Sunday, May 15, 2011

Life is what happens while you are making plans....

John Lennon said it (probably quoting someone else) but it is true.

I started to write this blog entry. Then the unexpected came to visit. And things changed. 

smudge being groomed by scout
Smudge, the darker of my two adopted cats ran away for two nights.  She simply vanished without a trace. Around my neighborhood, that usually means an owl, coyote, bobcat or mountain lion had been to visit.  I spent a day mourning. But an old story was about to repeat itself.
But the cat came back, she couldn't stay no long-er,
Yes the cat came back de very next day,
the cat came back—thought she were a goner,
But the cat came back for it wouldn't stay away.    
 
(Traditional - Harry S. Miller, 1924)
In our case, three days. 35 feet up in a neighbor's tree, we saw ravens croaking and diving at something. It was Smudge. We coaxed her down from her treetop. Since then, it has been like having a ghost share our house. A changed ghost. Always hard to catch outdoors at twilight, she would run away and play "chase me" in the gathering dark, sometimes with coyotes starting to howl not so far away. We'll never know what happened. But she is quiet proof that hope is a durable thing, that faith has a place in our lives, that courage and self reliance can outlast, outwait and outlive overwhelming odds with sharp teeth.

--- Meanwhile ----

The dog I adopted from the pound a month ago has been looking a bit unkempt.
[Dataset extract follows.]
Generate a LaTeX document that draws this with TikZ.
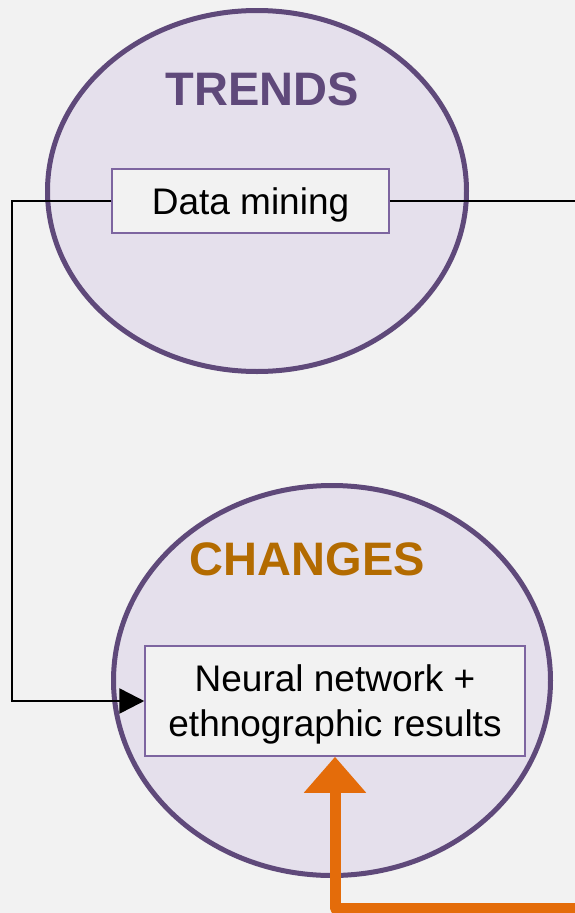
\documentclass[tikz,border=0pt]{standalone}
\usepackage{fontspec}
\setmainfont{Liberation Sans}
\usetikzlibrary{arrows.meta}
\usetikzlibrary{positioning}
\usetikzlibrary{shapes.geometric}

\definecolor{bgGray}{HTML}{F2F2F2}
\definecolor{purpleLine}{HTML}{5F497A}
\definecolor{purpleFill}{HTML}{E5E0EC}
\definecolor{boxLine}{HTML}{7D65A0}
\definecolor{changeOrange}{HTML}{B36B00}
\definecolor{arrowOrange}{HTML}{E46C0A}

\begin{document}
\begin{tikzpicture}[x=1pt,y=-1pt,
    bubble/.style={ellipse, draw=purpleLine, fill=purpleFill, line width=5pt, inner sep=0pt},
    box/.style={rectangle, draw=boxLine, fill=bgGray, line width=1.5pt, inner sep=0pt, text depth=0pt, align=center, font=\fontsize{37}{45}\selectfont},
    headline/.style={font=\fontsize{47}{50}\selectfont\bfseries, anchor=base, inner sep=0pt}]
            \useasboundingbox (0,0) rectangle (575,913);
            \fill[bgGray] (0,0) rectangle (575,913);
            \node[bubble, minimum width=419pt, minimum height=361pt] (trends) at (257,191) {};
            \node[bubble, minimum width=437pt, minimum height=390pt] (changes) at (332,680.5) {};
            \node[headline, purpleLine] (trends_t) at (262,105) {TRENDS};
            \node[headline, changeOrange] (changes_t) at (307.5,575) {CHANGES};
            \node[box, minimum width=277pt, minimum height=64pt] (mining) at (250.5,201) {Data mining};
            \node[box, minimum width=380pt, minimum height=110pt] (neural) at (335,701) {Neural network +\\ ethnographic results};
            \coordinate (left_turn) at (12,201);
            \coordinate (right_end) at (575,201);
            \coordinate (orange_end) at (575,908);
            \draw[line width=2.6pt] (mining.east) -- (right_end);
            \draw[-{Triangle[length=25pt,width=25pt]}, line width=2.6pt] (mining.west) -- (left_turn) |- (neural.west);
            \draw[-{Triangle[length=36pt,width=60pt]}, arrowOrange, line width=11pt, line join=round] (orange_end) -| (neural.south);
\end{tikzpicture}
\end{document}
day he arrived from the pound. this is one worried pup


Then, yesterday his hair began to come off of him in handfuls.  Uh-oh.  Was he sick?  A thorough brushing revealed no, he was getting his long summer coat.

at 2 weeks after adoption
at one month after adoption



  What I thought was a short haired dog appears to be getting "feathers" the long hair of a ruff and tail that is typical of a border collie.  Who knows why he'd been clipped, but it is beginning to look like what I thought was a border collie cross may end up having the long hair typical of a border collie.  That makes me happy.


While 3D's fur lengthens, we continue to work on our Pony Pals game.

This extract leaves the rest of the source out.